Palmira Pla en la biblioteca
Hoy compartiré con ustedes una preocupación. Después de un buen número de salidas y convivencias durante bastantes años con grupos de niños diversos, la de la semana pasada ha resultado la primera en la que vuelvo con un cierto sabor amargo. He escrito por aquí otras veces que me encanta mi trabajo porque me encanta estar con los niños. Creo que, a grandes rasgos, podría decirse que es lo único que sé hacer en mi trabajo: estar bien con ellos y que ellos estén bien conmigo. Con ellos suelo estar mejor que con los adultos y generalmente siento que la comunicación es más sencilla que con humanos de mayor edad. Por eso una semana de convivencia significa un tiempo perfecto para las complicidades, los juegos, las alegrías, la conversación, etc. En definitiva, además de la responsabilidad de marchar por el mundo con treinta y cinco almas infantiles, siento estas actividades como un gran momento del curso.
El problema radica en que la conexión con lo chicos ha estado llena de cortocircuitos y he realizado más un papel de vigilante enfadado que el que en principio creo me corresponde y con el que disfruto. Con la preocupación, una duda asociada: ¿había algún factor especial en el grupo con el que he acudido o simplemente me hago viejo y me molestan asuntos que antes pasaba por alto? Intento negar esta segunda explicación. En cualquier caso, estoy profundamente desconcertado por un número significativo de niños cuyo comportamiento era constantemente maleducado, irrespetuoso, humillante para otros compañeros. Esta era su norma habitual, por lo que estar con ellos resultaba desolador y desagradable. Soy especialmente sensible a las actitudes chulescas y de menosprecio gratuito a otros compañeros, que muchas veces sufren este daño durante años, así que no puedo comprender los actos únicamente dirigidos a hacer sufrir a otro que no ha hecho nada malo. He visto con frecuencia niños que agachaban su cabeza, como el perro Tastavín cuando está triste, y tragaban sin masticar los insultos y desprecios que otros les servían por asuntos triviales o simplemente porque así les apetecía.
Quizá lo que me resultaba absolutamente turbador era la normalidad del comportamiento. La falta de respeto, la humillación, lo grosero, resultaban en muchos casos lo habitual, y con esa normalidad lo vivía el grupo en muchas ocasiones también. Con frecuencia asistían atónitos a mis intervenciones o enfados, como si mi reacción no les encajara.
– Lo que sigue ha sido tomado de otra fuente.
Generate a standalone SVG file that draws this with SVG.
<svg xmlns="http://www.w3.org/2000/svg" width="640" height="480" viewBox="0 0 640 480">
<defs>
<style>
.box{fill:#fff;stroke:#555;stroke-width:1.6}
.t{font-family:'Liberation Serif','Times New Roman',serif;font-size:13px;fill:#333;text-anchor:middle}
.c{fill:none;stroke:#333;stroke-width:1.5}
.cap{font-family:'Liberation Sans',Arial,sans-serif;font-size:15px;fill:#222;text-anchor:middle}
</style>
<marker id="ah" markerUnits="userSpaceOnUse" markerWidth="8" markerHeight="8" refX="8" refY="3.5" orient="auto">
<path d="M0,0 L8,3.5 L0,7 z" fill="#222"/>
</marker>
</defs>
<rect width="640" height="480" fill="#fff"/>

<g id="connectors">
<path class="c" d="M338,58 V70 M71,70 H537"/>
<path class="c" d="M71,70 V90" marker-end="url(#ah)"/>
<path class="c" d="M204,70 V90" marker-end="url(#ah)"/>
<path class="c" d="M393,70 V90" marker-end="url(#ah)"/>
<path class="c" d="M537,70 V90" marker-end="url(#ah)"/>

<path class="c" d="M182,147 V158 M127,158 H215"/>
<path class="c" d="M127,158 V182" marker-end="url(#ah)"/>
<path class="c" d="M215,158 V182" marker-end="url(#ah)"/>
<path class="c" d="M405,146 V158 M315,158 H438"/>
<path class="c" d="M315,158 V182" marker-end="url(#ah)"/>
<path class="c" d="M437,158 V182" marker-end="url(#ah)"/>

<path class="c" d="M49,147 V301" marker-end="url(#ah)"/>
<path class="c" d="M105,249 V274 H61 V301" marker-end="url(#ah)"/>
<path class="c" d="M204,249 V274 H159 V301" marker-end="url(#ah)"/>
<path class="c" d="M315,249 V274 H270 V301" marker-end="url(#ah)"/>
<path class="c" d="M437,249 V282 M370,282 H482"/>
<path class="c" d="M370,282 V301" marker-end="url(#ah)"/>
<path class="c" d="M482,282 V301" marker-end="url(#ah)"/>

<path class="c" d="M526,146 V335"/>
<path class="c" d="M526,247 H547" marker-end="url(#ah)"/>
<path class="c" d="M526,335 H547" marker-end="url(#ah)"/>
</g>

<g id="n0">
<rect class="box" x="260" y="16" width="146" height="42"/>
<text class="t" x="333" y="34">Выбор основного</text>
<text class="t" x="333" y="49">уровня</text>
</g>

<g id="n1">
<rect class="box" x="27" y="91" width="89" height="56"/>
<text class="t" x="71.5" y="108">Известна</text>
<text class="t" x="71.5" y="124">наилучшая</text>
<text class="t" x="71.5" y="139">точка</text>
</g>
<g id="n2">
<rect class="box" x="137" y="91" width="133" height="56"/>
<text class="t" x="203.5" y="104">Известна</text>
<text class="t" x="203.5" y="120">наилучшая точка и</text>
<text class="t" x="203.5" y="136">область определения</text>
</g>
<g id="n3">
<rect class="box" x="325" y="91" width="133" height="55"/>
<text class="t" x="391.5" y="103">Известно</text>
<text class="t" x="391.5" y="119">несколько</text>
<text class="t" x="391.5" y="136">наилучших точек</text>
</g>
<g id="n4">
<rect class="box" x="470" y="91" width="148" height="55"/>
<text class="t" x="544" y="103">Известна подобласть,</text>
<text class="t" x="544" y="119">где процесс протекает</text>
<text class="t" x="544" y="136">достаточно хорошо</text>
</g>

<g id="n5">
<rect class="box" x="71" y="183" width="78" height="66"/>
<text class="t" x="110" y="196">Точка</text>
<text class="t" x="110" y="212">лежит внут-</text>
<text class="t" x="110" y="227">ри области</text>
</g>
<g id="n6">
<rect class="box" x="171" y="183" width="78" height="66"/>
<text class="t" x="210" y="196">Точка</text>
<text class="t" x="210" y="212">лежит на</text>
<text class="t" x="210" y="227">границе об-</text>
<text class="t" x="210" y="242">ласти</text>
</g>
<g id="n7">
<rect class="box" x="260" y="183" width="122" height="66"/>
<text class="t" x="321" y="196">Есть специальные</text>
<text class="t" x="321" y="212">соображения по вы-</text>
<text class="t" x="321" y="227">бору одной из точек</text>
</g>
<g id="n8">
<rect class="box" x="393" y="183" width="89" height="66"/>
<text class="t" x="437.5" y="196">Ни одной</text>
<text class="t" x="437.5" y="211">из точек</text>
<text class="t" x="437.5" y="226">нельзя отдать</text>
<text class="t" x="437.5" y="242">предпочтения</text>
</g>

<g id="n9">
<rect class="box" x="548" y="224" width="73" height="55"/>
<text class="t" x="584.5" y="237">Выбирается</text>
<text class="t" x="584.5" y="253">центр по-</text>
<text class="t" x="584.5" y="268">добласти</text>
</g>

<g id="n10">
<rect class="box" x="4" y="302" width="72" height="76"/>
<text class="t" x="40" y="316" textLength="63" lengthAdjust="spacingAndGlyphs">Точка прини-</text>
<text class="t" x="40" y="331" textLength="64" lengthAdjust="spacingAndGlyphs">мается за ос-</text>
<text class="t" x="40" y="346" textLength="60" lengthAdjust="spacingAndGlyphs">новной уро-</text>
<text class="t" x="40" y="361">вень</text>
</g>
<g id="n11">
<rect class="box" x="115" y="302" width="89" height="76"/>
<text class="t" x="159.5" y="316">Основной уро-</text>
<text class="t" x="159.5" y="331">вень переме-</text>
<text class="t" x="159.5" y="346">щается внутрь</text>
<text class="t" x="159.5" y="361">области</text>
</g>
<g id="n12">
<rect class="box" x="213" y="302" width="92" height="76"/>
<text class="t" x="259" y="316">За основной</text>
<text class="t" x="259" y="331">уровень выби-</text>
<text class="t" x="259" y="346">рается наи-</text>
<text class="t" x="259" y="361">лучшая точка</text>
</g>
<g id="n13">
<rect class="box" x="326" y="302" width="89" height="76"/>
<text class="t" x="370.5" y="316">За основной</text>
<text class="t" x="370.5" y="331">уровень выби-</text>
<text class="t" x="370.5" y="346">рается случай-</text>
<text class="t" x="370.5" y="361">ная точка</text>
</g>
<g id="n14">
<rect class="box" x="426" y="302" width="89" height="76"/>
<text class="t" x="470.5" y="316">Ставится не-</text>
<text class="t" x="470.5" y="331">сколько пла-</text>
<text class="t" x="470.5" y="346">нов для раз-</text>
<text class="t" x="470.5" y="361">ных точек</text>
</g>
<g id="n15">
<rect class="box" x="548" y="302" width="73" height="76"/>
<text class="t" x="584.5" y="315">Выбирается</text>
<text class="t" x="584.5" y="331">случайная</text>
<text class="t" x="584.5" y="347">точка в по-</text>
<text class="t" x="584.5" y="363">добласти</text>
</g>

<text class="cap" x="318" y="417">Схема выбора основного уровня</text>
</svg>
Igualmente, al hablar con los implicados individualmente, mostraban constantemente sorpresa por mi enfado, e incluso una magnífica actitud indolente de estar de vuelta de la vida a sus sensacionales diez u once años de edad ¿será realmente que me estoy haciendo viejo para estos menesteres? ¿estoy comenzando el proceso de desconexión de la juventud que exhiben muchos maestros convencidos de la maldad de las nuevas generaciones?
Para acabar de forma positiva, es conveniente recordar que los centros rurales de innovación educativa de Teruel (CRIET) donde los alumnos de quinto y sexto de toda la comunidad autónoma realizan las convivencias trimestrales son una de las mejores ideas pedagógicas que conozco. Cada vez que he acudido a uno de ellos he acabado con la sensación de que ha sido una de las semanas con más sentido del curso.
Otro rato les hablaré sobre las albóndigas de los comedores escolares y su relación con el juicio al que seremos sometidos cuando el fin del mundo tenga lugar.
Que tengan buena semana y buen final de este mes que ya se diluye en la eternidad.